### Required work
Transcribe the material exactly. Images do not belong in the copy.

### Provided material
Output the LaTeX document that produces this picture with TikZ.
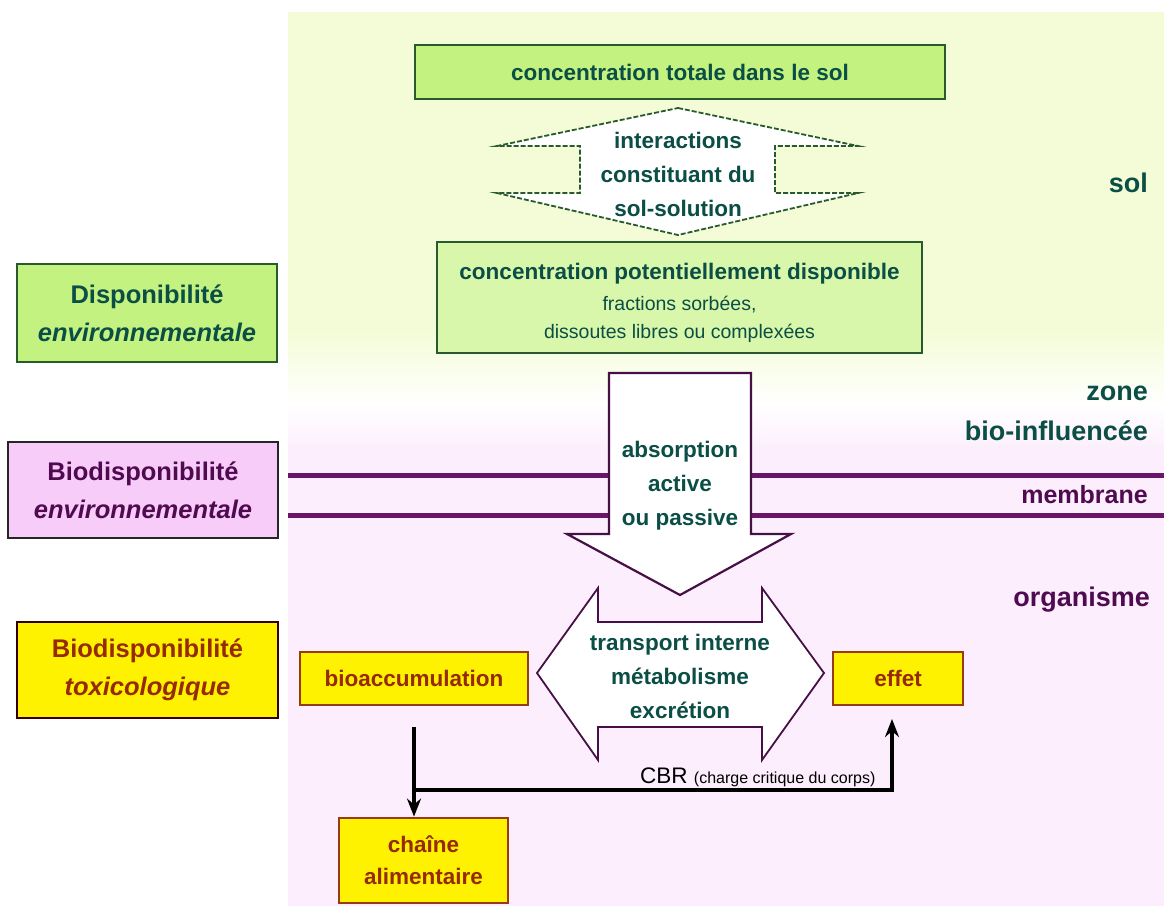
\documentclass[tikz,border=0pt]{standalone}
\usepackage{fontspec}
\setmainfont{Liberation Sans}
\usetikzlibrary{arrows.meta}
\definecolor{tealtxt}{RGB}{10,78,70}
\definecolor{purtxt}{RGB}{80,10,80}
\definecolor{redtxt}{RGB}{150,42,0}
\definecolor{bggreen}{RGB}{243,252,214}
\definecolor{bgpink}{RGB}{252,238,252}
\definecolor{boxgreen}{RGB}{196,242,128}
\definecolor{boxgreenlt}{RGB}{216,247,170}
\definecolor{bordgreen}{RGB}{40,90,45}
\definecolor{boxpink}{RGB}{248,204,248}
\definecolor{memcol}{RGB}{105,22,105}
\definecolor{arrpur}{RGB}{70,15,70}
\definecolor{bordbrown}{RGB}{150,60,20}
\tikzset{
  mainfont/.style={font=\fontsize{22.5}{34}\selectfont\bfseries},
  greenbox/.style={draw=bordgreen, line width=2.8, fill=boxgreen, inner sep=0pt, text=tealtxt, align=center},
  leftfont/.style={font=\fontsize{25.5}{38}\selectfont\bfseries},
  yellowbox/.style={draw=bordbrown, line width=2.8, fill=yellow, inner sep=0pt, text=redtxt, align=center, mainfont},
  arrowtext/.style={align=center, mainfont, inner sep=0pt},
  memline/.style={draw=memcol, line width=5},
  flowline/.style={draw=black, line width=3.2},
  flowtip/.style={-{Stealth[length=18,width=14]}},
  rightlab/.style={anchor=east, font=\fontsize{27}{40}\selectfont\bfseries, align=right, inner sep=0pt}
}
\begin{document}
\begin{tikzpicture}[x=1pt,y=-1pt]
\useasboundingbox (0,0) rectangle (1164,906);
\fill[white] (0,0) rectangle (1164,906);
% background panel
\fill[bggreen] (288,12) rectangle (1164,330);
\shade[top color=bggreen, bottom color=white] (288,329) rectangle (1164,405);
\shade[top color=white, bottom color=bgpink] (288,404) rectangle (1164,450);
\fill[bgpink] (288,449) rectangle (1164,906);

% membrane lines
\draw[memline] (288,475) -- (1164,475);
\draw[memline] (288,515) -- (1164,515);

% top box
\node[greenbox, mainfont, minimum width=530, minimum height=54] (tot) at (680,72) {concentration totale dans le sol};

% vertical double arrow
\draw[draw=bordgreen, line width=1.8, dash pattern=on 5pt off 2pt, fill=white]
  (678,108) -- (858,146) -- (775,146) -- (775,193) -- (858,193) -- (678,235)
  -- (497,193) -- (580,193) -- (580,146) -- (497,146) -- cycle;
\node[arrowtext, text=tealtxt] (inter) at (678,174) {interactions\\constituant du\\sol-solution};

% second box
\node[greenbox, fill=boxgreenlt, minimum width=485, minimum height=111] (pot) at (679.5,297.5) {};
\node[align=center, inner sep=0pt, text=tealtxt] (pottext) at (679.5,303)
  {{\fontsize{22.5}{30}\selectfont\bfseries concentration potentiellement disponible}\\[11pt]
   {\fontsize{19.5}{27}\selectfont fractions sorbées,}\\[10pt]
   {\fontsize{19.5}{27}\selectfont dissoutes libres ou complexées}};

% down arrow
\draw[draw=arrpur, line width=2.2, fill=white]
  (609,373) -- (751,373) -- (751,534) -- (791,534) -- (680,595) -- (567,534) -- (609,534) -- cycle;
\node[arrowtext, text=tealtxt] (abs) at (680,486) {absorption\\active\\ou passive};

% horizontal double arrow
\draw[draw=arrpur, line width=1.8, fill=white]
  (537,673) -- (598,588) -- (598,622) -- (762,622) -- (762,588) -- (824,673)
  -- (762,760) -- (762,727) -- (598,727) -- (598,760) -- cycle;
\node[arrowtext, text=tealtxt] (trans) at (680,676) {transport interne\\métabolisme\\excrétion};

% left boxes
\node[greenbox, leftfont, minimum width=260, minimum height=98] (dispo) at (147,313) {Disponibilité\\\textit{environnementale}};
\node[draw=black!85, line width=2.8, fill=boxpink, text=purtxt, align=center, leftfont, inner sep=0pt, minimum width=270, minimum height=96] (biodispo) at (143,490) {Biodisponibilité\\\textit{environnementale}};
\node[draw=black!80!red, line width=2.8, fill=yellow, text=redtxt, align=center, leftfont, inner sep=0pt, minimum width=261, minimum height=96] (biotox) at (147.5,670) {Biodisponibilité\\\textit{toxicologique}};

% yellow boxes
\node[yellowbox, minimum width=228, minimum height=53] (bioacc) at (414,678.5) {bioaccumulation};
\node[yellowbox, minimum width=130, minimum height=53] (effet) at (898,678.5) {effet};
\node[yellowbox, minimum width=169, minimum height=85, font=\fontsize{22.5}{32}\selectfont\bfseries] (chaine) at (423.5,860.5) {chaîne\\alimentaire};

% connectors
\coordinate (a1) at (414,727);
\coordinate (j1) at (414,790);
\coordinate (e1) at (892,719);
\draw[flowline, flowtip] (a1) -- (chaine.north -| a1);
\draw[flowline, flowtip] (j1) -| (e1);
\node[anchor=base west, inner sep=0pt, font=\fontsize{22.5}{26}\selectfont] (cbr) at (640,783)
  {CBR {\fontsize{16}{18}\selectfont(charge critique du corps)}};

% right labels
\node[rightlab, text=tealtxt] (sol) at (1148,183) {sol};
\node[rightlab, text=tealtxt] (zone) at (1148,413) {zone\\bio-influencée};
\node[rightlab, text=purtxt, font=\fontsize{25}{30}\selectfont\bfseries] (memb) at (1148,495) {membrane};
\node[rightlab, text=purtxt] (org) at (1150,600) {organisme};
\end{tikzpicture}
\end{document}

### Written answer
Output the LaTeX document that produces this picture with TikZ.
\documentclass[tikz,border=0pt]{standalone}
\usepackage{fontspec}
\setmainfont{Liberation Sans}
\usetikzlibrary{arrows.meta}
\definecolor{tealtxt}{RGB}{10,78,70}
\definecolor{purtxt}{RGB}{80,10,80}
\definecolor{redtxt}{RGB}{150,42,0}
\definecolor{bggreen}{RGB}{243,252,214}
\definecolor{bgpink}{RGB}{252,238,252}
\definecolor{boxgreen}{RGB}{196,242,128}
\definecolor{boxgreenlt}{RGB}{216,247,170}
\definecolor{bordgreen}{RGB}{40,90,45}
\definecolor{boxpink}{RGB}{248,204,248}
\definecolor{memcol}{RGB}{105,22,105}
\definecolor{arrpur}{RGB}{70,15,70}
\definecolor{bordbrown}{RGB}{150,60,20}
\tikzset{
  mainfont/.style={font=\fontsize{22.5}{34}\selectfont\bfseries},
  greenbox/.style={draw=bordgreen, line width=2.8, fill=boxgreen, inner sep=0pt, text=tealtxt, align=center},
  leftfont/.style={font=\fontsize{25.5}{38}\selectfont\bfseries},
  yellowbox/.style={draw=bordbrown, line width=2.8, fill=yellow, inner sep=0pt, text=redtxt, align=center, mainfont},
  arrowtext/.style={align=center, mainfont, inner sep=0pt},
  memline/.style={draw=memcol, line width=5},
  flowline/.style={draw=black, line width=3.2},
  flowtip/.style={-{Stealth[length=18,width=14]}},
  rightlab/.style={anchor=east, font=\fontsize{27}{40}\selectfont\bfseries, align=right, inner sep=0pt}
}
\begin{document}
\begin{tikzpicture}[x=1pt,y=-1pt]
\useasboundingbox (0,0) rectangle (1164,906);
\fill[white] (0,0) rectangle (1164,906);
% background panel
\fill[bggreen] (288,12) rectangle (1164,330);
\shade[top color=bggreen, bottom color=white] (288,329) rectangle (1164,405);
\shade[top color=white, bottom color=bgpink] (288,404) rectangle (1164,450);
\fill[bgpink] (288,449) rectangle (1164,906);

% membrane lines
\draw[memline] (288,475) -- (1164,475);
\draw[memline] (288,515) -- (1164,515);

% top box
\node[greenbox, mainfont, minimum width=530, minimum height=54] (tot) at (680,72) {concentration totale dans le sol};

% vertical double arrow
\draw[draw=bordgreen, line width=1.8, dash pattern=on 5pt off 2pt, fill=white]
  (678,108) -- (858,146) -- (775,146) -- (775,193) -- (858,193) -- (678,235)
  -- (497,193) -- (580,193) -- (580,146) -- (497,146) -- cycle;
\node[arrowtext, text=tealtxt] (inter) at (678,174) {interactions\\constituant du\\sol-solution};

% second box
\node[greenbox, fill=boxgreenlt, minimum width=485, minimum height=111] (pot) at (679.5,297.5) {};
\node[align=center, inner sep=0pt, text=tealtxt] (pottext) at (679.5,303)
  {{\fontsize{22.5}{30}\selectfont\bfseries concentration potentiellement disponible}\\[11pt]
   {\fontsize{19.5}{27}\selectfont fractions sorbées,}\\[10pt]
   {\fontsize{19.5}{27}\selectfont dissoutes libres ou complexées}};

% down arrow
\draw[draw=arrpur, line width=2.2, fill=white]
  (609,373) -- (751,373) -- (751,534) -- (791,534) -- (680,595) -- (567,534) -- (609,534) -- cycle;
\node[arrowtext, text=tealtxt] (abs) at (680,486) {absorption\\active\\ou passive};

% horizontal double arrow
\draw[draw=arrpur, line width=1.8, fill=white]
  (537,673) -- (598,588) -- (598,622) -- (762,622) -- (762,588) -- (824,673)
  -- (762,760) -- (762,727) -- (598,727) -- (598,760) -- cycle;
\node[arrowtext, text=tealtxt] (trans) at (680,676) {transport interne\\métabolisme\\excrétion};

% left boxes
\node[greenbox, leftfont, minimum width=260, minimum height=98] (dispo) at (147,313) {Disponibilité\\\textit{environnementale}};
\node[draw=black!85, line width=2.8, fill=boxpink, text=purtxt, align=center, leftfont, inner sep=0pt, minimum width=270, minimum height=96] (biodispo) at (143,490) {Biodisponibilité\\\textit{environnementale}};
\node[draw=black!80!red, line width=2.8, fill=yellow, text=redtxt, align=center, leftfont, inner sep=0pt, minimum width=261, minimum height=96] (biotox) at (147.5,670) {Biodisponibilité\\\textit{toxicologique}};

% yellow boxes
\node[yellowbox, minimum width=228, minimum height=53] (bioacc) at (414,678.5) {bioaccumulation};
\node[yellowbox, minimum width=130, minimum height=53] (effet) at (898,678.5) {effet};
\node[yellowbox, minimum width=169, minimum height=85, font=\fontsize{22.5}{32}\selectfont\bfseries] (chaine) at (423.5,860.5) {chaîne\\alimentaire};

% connectors
\coordinate (a1) at (414,727);
\coordinate (j1) at (414,790);
\coordinate (e1) at (892,719);
\draw[flowline, flowtip] (a1) -- (chaine.north -| a1);
\draw[flowline, flowtip] (j1) -| (e1);
\node[anchor=base west, inner sep=0pt, font=\fontsize{22.5}{26}\selectfont] (cbr) at (640,783)
  {CBR {\fontsize{16}{18}\selectfont(charge critique du corps)}};

% right labels
\node[rightlab, text=tealtxt] (sol) at (1148,183) {sol};
\node[rightlab, text=tealtxt] (zone) at (1148,413) {zone\\bio-influencée};
\node[rightlab, text=purtxt, font=\fontsize{25}{30}\selectfont\bfseries] (memb) at (1148,495) {membrane};
\node[rightlab, text=purtxt] (org) at (1150,600) {organisme};
\end{tikzpicture}
\end{document}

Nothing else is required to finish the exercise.